Raise penalties and give police stronger powers to fight illegal tobacco — back it or block it?
This bill targets Australia's booming illegal tobacco trade. It increases criminal penalties for importing, making, buying, selling and possessing illicit tobacco; lets law enforcement use phone taps and wider search and surveillance powers for these offences; and strengthens proceeds-of-crime and unexplained-wealth laws to seize criminals' cash, cars and property. Labor says illegal tobacco has become a multibillion-dollar organised-crime problem fuelling firebombings and violence, and this changes the risk-reward equation for criminals. The Coalition backed the bill's passage but moved an amendment saying it is too little, too late, and argued high tobacco excise created the black market. Independent Allegra Spender also supported it but said penalties alone can't fix the problem. Debate ran more than three hours — no formal vote was recorded.
🗳 A public mood-check, not a scientific poll. Vote to see where the room stands.
For · Government (Labor)Labor says illegal tobacco is now a serious organised-crime crisis worth an estimated $4–7 billion a year, funding firebombings, shootings and intimidation that have hit shops and bystanders across the country. Higher penalties, phone-tap powers and stronger proceeds-of-crime laws will make the trade riskier and less profitable, and cutting tobacco excise would only hand a win to organised crime while unwinding decades of falling smoking rates.

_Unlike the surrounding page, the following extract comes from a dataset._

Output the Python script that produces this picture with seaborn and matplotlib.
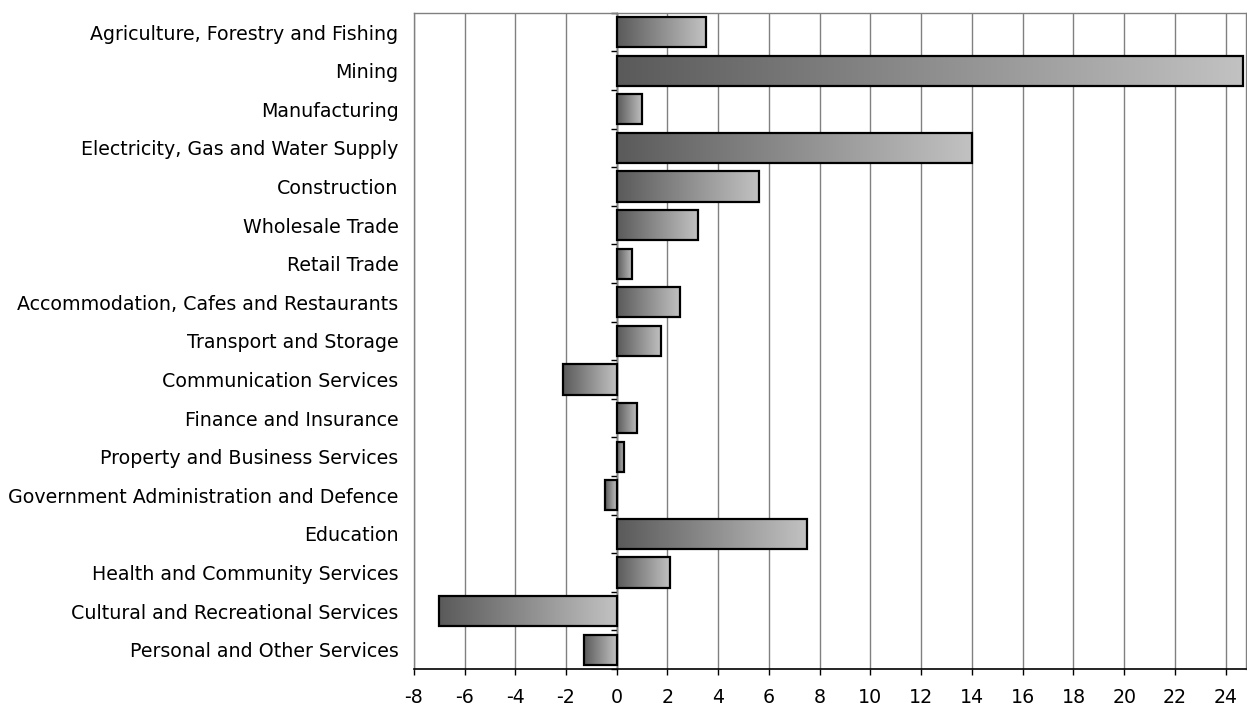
import numpy as np
import pandas as pd
import matplotlib
matplotlib.use("Agg")
import matplotlib.pyplot as plt
from matplotlib.colors import LinearSegmentedColormap
import seaborn as sns

industries = [
    "Agriculture, Forestry and Fishing",
    "Mining",
    "Manufacturing",
    "Electricity, Gas and Water Supply",
    "Construction",
    "Wholesale Trade",
    "Retail Trade",
    "Accommodation, Cafes and Restaurants",
    "Transport and Storage",
    "Communication Services",
    "Finance and Insurance",
    "Property and Business Services",
    "Government Administration and Defence",
    "Education",
    "Health and Community Services",
    "Cultural and Recreational Services",
    "Personal and Other Services",
]
change = [3.5, 24.7, 1.0, 14.0, 5.6, 3.2, 0.6, 2.5, 1.75, -2.1,
          0.8, 0.3, -0.45, 7.5, 2.1, -7.0, -1.3]
x_ticks = list(range(-8, 25, 2))

df = pd.DataFrame({"industry": industries, "change": change})

sns.set_style("white")
plt.rcParams["font.family"] = ["DejaVu Sans"]

fig = plt.figure(figsize=(12.47, 7.08), dpi=100)
ax = fig.add_axes([0.3318, 0.0551, 0.9992 - 0.3318, 0.982 - 0.0551])

sns.barplot(data=df, y="industry", x="change", orient="h", ax=ax,
            width=0.78, color="#888888", saturation=1)

xmin, xmax = -8, 24.8
n = len(industries)

# horizontal grey gradient inside every bar, dark on the left end
grad_cmap = LinearSegmentedColormap.from_list("bar_grad", ["#5a5a5a", "#c2c2c2"])
gradient = np.linspace(0, 1, 256).reshape(1, -1)
for patch in ax.patches:
    bx0 = patch.get_x()
    bx1 = bx0 + patch.get_width()
    left, right = min(bx0, bx1), max(bx0, bx1)
    by0 = patch.get_y()
    by1 = by0 + patch.get_height()
    im = ax.imshow(gradient, cmap=grad_cmap, aspect="auto",
                   extent=[left, right, max(by0, by1), min(by0, by1)],
                   zorder=2, interpolation="bilinear")
    im.set_clip_path(patch)
    patch.set_facecolor("none")
    patch.set_edgecolor("black")
    patch.set_linewidth(1.6)
    patch.set_zorder(3)

ax.set_xlim(xmin, xmax)
ax.set_ylim(n - 0.5, -0.5)
ax.set_xticks(x_ticks)
ax.set_xticklabels([str(t) for t in x_ticks])
ax.set_xlabel("")
ax.set_ylabel("")

ax.grid(axis="x", color="#808080", linewidth=1.0)
ax.grid(axis="y", visible=False)
ax.set_axisbelow(True)

for side in ("top", "right", "left"):
    ax.spines[side].set_color("#808080")
    ax.spines[side].set_linewidth(1.0)
ax.spines["bottom"].set_color("black")
ax.spines["bottom"].set_linewidth(1.2)

ax.tick_params(axis="x", direction="out", length=4, width=1.0, color="black",
               labelsize=13.7, pad=10, labelcolor="black", bottom=True)
ax.tick_params(axis="y", length=0, labelsize=13.7, pad=11, labelcolor="black")

# category axis drawn through zero with boundary ticks
zero_loc = (0 - xmin) / (xmax - xmin)
sec = ax.secondary_yaxis(zero_loc)
sec.set_yticks(np.arange(-0.5, n, 1.0))
sec.set_yticklabels([])
sec.tick_params(axis="y", direction="out", length=4, width=1.0, color="black")
sec.spines["left"].set_color("black")
sec.spines["left"].set_linewidth(1.0)

fig.savefig("out.png", dpi=100)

For · CoalitionThe Coalition backed the bill for giving police stronger tools, but moved an amendment calling it too little, too late — the product of Labor's own excise increases that widened the gap between legal and illegal prices and drove consumers to the black market. They argued tougher penalties mean nothing without enforcement and prosecutions, called for a comprehensive national strategy, asset seizures and immediate shop closures, and said an honest review of excise settings should be on the table.
For · Allegra Spender (Ind)Spender supported the bill and welcomed the unexplained-wealth powers that go after the money, not just the product. But she said enforcement alone cannot close a gap where illegal packets cost less than half the legal price, and called for reviewing excise, a genuine national retail licensing scheme, and proper resourcing of border and state enforcement.